* **Exercise brief**
Everything from the line containing "Output the Python" through the line containing "wedgeprops=dict(edgecolor='white', linewidth=0.4))" must be written out exactly, and nothing more; leave any pictures out.

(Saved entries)
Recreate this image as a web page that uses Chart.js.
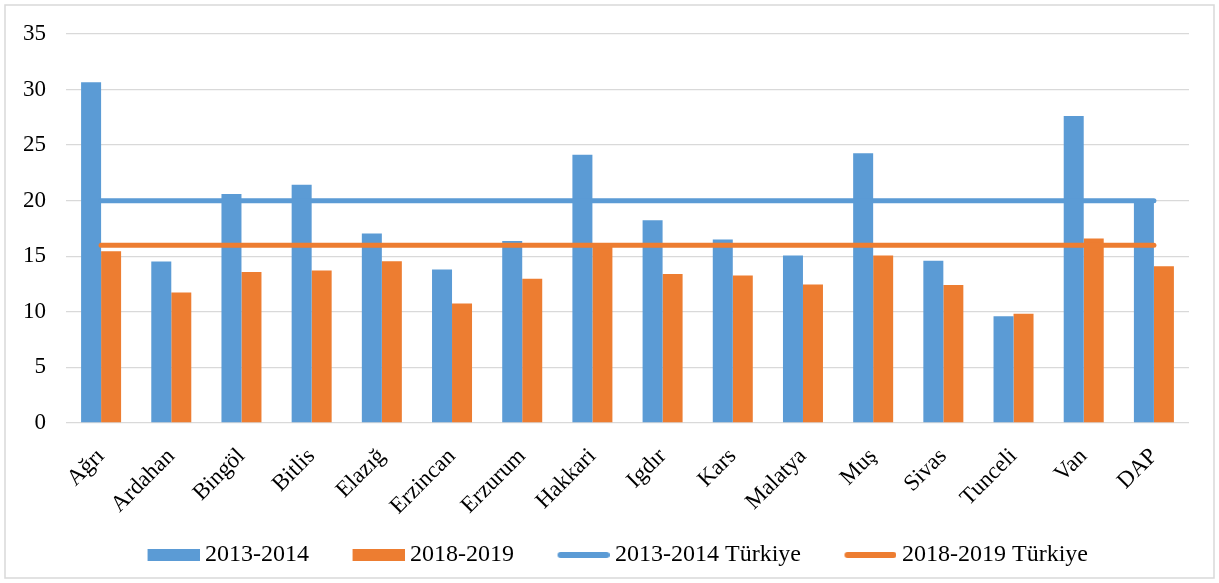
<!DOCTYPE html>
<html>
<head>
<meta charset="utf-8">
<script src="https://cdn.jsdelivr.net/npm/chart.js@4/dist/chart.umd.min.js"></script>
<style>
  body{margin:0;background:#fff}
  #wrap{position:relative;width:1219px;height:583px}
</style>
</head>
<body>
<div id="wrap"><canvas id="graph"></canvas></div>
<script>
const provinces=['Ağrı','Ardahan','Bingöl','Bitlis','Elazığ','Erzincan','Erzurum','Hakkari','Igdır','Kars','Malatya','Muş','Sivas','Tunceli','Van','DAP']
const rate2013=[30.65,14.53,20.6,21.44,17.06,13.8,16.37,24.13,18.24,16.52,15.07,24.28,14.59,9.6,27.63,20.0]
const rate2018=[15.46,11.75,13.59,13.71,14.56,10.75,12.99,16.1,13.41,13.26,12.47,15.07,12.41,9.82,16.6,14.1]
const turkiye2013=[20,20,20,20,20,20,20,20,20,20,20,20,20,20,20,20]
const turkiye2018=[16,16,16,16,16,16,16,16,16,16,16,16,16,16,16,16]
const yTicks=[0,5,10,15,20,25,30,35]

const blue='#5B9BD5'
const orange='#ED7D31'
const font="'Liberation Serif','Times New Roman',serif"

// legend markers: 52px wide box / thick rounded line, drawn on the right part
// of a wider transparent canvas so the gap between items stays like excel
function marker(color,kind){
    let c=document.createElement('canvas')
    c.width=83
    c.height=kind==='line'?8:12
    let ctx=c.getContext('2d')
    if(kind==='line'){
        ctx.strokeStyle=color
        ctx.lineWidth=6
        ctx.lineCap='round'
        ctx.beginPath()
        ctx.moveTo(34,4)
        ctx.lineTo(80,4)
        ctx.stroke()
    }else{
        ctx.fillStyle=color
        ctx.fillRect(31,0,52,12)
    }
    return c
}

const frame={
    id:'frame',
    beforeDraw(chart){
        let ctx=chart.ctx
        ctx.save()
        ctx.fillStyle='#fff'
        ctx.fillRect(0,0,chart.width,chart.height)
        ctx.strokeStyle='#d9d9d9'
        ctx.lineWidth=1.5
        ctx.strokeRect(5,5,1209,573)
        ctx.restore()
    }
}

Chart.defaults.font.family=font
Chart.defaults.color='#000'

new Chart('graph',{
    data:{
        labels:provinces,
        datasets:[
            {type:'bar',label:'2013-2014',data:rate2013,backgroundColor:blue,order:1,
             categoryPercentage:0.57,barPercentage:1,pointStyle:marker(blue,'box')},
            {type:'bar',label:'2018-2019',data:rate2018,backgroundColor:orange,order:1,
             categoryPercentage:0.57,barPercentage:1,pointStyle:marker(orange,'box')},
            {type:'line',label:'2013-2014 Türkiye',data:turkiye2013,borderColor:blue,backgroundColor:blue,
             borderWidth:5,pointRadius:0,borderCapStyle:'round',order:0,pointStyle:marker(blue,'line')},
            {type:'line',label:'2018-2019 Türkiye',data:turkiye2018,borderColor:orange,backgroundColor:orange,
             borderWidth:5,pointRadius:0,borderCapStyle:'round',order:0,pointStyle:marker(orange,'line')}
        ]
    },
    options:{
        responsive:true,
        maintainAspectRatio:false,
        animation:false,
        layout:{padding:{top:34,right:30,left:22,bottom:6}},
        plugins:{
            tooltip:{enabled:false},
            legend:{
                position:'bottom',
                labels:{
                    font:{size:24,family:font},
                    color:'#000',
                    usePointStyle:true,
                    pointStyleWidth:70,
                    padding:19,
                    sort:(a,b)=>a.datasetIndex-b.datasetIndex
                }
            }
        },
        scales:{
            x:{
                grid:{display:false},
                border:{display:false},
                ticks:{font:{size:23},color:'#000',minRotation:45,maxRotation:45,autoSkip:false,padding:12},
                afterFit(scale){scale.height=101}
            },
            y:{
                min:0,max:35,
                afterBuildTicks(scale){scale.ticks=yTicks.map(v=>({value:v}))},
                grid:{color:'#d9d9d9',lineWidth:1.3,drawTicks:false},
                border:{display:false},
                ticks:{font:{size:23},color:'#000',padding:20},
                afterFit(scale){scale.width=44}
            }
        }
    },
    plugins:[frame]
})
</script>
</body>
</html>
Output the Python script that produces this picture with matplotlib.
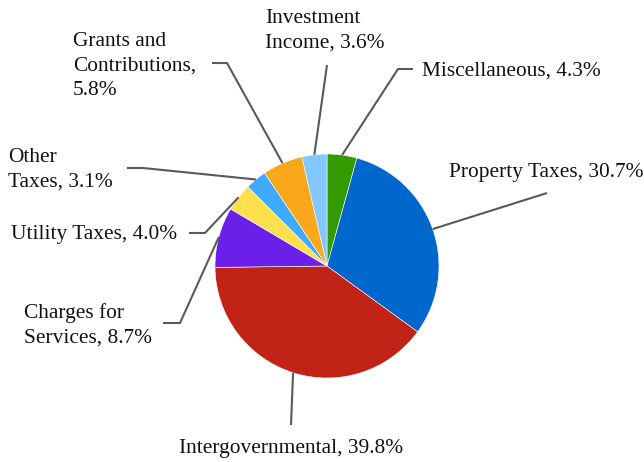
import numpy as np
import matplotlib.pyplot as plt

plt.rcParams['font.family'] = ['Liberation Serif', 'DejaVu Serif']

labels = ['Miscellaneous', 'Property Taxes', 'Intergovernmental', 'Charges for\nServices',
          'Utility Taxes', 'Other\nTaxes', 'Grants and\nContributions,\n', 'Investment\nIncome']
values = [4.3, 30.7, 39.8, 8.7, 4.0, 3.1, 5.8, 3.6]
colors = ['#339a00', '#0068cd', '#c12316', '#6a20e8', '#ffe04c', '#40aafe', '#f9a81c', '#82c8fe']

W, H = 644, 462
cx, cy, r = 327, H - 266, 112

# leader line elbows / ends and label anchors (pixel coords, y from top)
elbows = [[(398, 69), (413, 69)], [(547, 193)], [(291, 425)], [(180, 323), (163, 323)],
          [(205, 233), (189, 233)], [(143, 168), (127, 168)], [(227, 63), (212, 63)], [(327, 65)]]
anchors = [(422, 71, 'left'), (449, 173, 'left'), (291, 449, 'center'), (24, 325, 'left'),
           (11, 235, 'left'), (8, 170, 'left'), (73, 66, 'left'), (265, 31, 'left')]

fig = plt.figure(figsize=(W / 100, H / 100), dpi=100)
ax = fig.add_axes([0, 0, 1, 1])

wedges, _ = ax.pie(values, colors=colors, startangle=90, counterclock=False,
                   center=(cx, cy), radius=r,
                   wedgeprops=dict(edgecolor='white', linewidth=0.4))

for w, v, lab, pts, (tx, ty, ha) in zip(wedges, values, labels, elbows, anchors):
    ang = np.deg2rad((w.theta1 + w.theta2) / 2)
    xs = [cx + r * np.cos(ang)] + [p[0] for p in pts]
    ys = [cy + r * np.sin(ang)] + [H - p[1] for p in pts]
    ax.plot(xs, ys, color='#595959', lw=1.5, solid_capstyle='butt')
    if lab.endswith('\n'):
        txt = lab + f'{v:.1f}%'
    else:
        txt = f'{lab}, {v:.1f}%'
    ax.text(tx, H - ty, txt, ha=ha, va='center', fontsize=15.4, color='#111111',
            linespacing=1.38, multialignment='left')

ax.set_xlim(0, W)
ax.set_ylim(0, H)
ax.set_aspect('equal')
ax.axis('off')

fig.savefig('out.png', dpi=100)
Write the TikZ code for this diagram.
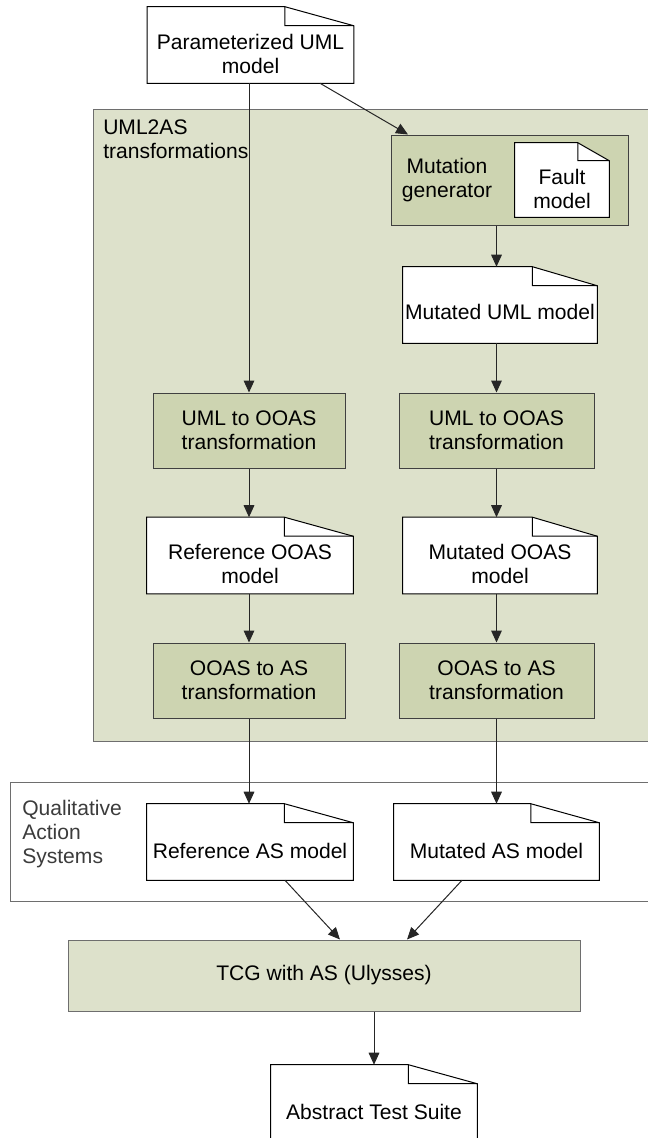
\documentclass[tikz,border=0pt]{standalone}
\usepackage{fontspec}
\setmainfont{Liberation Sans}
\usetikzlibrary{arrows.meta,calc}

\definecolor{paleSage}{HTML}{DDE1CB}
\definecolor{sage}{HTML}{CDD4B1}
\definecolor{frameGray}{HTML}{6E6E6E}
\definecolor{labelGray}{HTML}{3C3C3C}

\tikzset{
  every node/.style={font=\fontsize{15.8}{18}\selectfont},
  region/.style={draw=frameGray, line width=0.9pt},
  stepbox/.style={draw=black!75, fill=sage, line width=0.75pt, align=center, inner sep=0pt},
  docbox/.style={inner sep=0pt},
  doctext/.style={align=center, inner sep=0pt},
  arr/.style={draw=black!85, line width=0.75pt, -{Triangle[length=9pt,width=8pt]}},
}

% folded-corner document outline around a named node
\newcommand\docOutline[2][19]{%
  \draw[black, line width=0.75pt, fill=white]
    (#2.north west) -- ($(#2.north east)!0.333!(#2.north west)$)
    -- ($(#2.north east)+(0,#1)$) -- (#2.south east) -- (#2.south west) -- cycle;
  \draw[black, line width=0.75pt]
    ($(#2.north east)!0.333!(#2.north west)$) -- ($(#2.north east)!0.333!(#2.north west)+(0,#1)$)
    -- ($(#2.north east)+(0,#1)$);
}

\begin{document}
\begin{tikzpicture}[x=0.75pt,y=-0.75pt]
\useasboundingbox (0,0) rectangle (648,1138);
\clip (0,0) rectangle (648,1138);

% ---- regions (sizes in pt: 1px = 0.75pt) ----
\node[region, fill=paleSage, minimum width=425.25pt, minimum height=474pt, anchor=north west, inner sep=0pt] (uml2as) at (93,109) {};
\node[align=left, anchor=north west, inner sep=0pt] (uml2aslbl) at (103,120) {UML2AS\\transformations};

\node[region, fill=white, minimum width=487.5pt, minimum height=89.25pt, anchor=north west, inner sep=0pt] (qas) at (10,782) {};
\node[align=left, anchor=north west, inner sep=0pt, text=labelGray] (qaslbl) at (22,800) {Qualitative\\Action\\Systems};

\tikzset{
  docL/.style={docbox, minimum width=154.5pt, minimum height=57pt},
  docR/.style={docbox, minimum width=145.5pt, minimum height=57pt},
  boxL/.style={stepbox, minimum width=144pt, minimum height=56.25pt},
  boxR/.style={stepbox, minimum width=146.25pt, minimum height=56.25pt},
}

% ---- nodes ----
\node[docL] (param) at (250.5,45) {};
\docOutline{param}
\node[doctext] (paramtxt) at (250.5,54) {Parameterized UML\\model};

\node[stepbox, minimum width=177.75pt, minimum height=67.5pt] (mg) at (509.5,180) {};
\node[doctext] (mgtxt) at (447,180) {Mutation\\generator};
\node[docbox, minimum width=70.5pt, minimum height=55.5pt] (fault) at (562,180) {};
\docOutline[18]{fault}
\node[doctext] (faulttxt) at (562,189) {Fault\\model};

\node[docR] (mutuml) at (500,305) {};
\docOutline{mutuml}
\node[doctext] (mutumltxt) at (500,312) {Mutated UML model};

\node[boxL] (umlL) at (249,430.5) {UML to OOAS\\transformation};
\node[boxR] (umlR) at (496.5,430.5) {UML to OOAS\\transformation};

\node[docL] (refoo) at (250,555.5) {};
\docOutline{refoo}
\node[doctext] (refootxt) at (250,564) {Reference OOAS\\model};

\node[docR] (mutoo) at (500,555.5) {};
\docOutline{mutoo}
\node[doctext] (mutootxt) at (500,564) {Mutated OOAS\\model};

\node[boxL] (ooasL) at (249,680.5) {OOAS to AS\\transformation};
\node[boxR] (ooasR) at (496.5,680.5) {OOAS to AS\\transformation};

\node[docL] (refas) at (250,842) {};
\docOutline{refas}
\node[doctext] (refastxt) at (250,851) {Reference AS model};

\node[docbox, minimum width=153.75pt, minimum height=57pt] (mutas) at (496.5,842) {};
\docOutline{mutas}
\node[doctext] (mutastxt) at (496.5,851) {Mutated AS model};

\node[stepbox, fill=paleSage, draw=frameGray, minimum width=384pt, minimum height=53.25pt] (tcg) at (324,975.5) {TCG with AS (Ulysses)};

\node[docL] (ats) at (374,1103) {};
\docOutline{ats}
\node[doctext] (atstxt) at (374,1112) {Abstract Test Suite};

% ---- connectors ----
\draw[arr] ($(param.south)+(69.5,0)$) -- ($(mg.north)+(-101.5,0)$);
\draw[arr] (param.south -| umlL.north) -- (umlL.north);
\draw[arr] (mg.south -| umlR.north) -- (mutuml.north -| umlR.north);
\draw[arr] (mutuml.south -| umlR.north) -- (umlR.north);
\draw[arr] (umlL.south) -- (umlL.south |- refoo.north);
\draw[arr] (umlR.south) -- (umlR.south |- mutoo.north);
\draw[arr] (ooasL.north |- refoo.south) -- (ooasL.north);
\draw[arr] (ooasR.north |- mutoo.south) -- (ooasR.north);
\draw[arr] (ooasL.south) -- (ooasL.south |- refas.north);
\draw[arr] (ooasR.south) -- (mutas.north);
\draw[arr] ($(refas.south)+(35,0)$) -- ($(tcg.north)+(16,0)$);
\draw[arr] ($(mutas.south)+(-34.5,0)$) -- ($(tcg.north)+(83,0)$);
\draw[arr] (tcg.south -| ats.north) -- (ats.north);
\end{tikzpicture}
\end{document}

* **The solution**
Output the Python script that produces this picture with matplotlib.
import numpy as np
import matplotlib.pyplot as plt

plt.rcParams['font.family'] = ['Liberation Serif', 'DejaVu Serif']

labels = ['Miscellaneous', 'Property Taxes', 'Intergovernmental', 'Charges for\nServices',
          'Utility Taxes', 'Other\nTaxes', 'Grants and\nContributions,\n', 'Investment\nIncome']
values = [4.3, 30.7, 39.8, 8.7, 4.0, 3.1, 5.8, 3.6]
colors = ['#339a00', '#0068cd', '#c12316', '#6a20e8', '#ffe04c', '#40aafe', '#f9a81c', '#82c8fe']

W, H = 644, 462
cx, cy, r = 327, H - 266, 112

# leader line elbows / ends and label anchors (pixel coords, y from top)
elbows = [[(398, 69), (413, 69)], [(547, 193)], [(291, 425)], [(180, 323), (163, 323)],
          [(205, 233), (189, 233)], [(143, 168), (127, 168)], [(227, 63), (212, 63)], [(327, 65)]]
anchors = [(422, 71, 'left'), (449, 173, 'left'), (291, 449, 'center'), (24, 325, 'left'),
           (11, 235, 'left'), (8, 170, 'left'), (73, 66, 'left'), (265, 31, 'left')]

fig = plt.figure(figsize=(W / 100, H / 100), dpi=100)
ax = fig.add_axes([0, 0, 1, 1])

wedges, _ = ax.pie(values, colors=colors, startangle=90, counterclock=False,
                   center=(cx, cy), radius=r,
                   wedgeprops=dict(edgecolor='white', linewidth=0.4))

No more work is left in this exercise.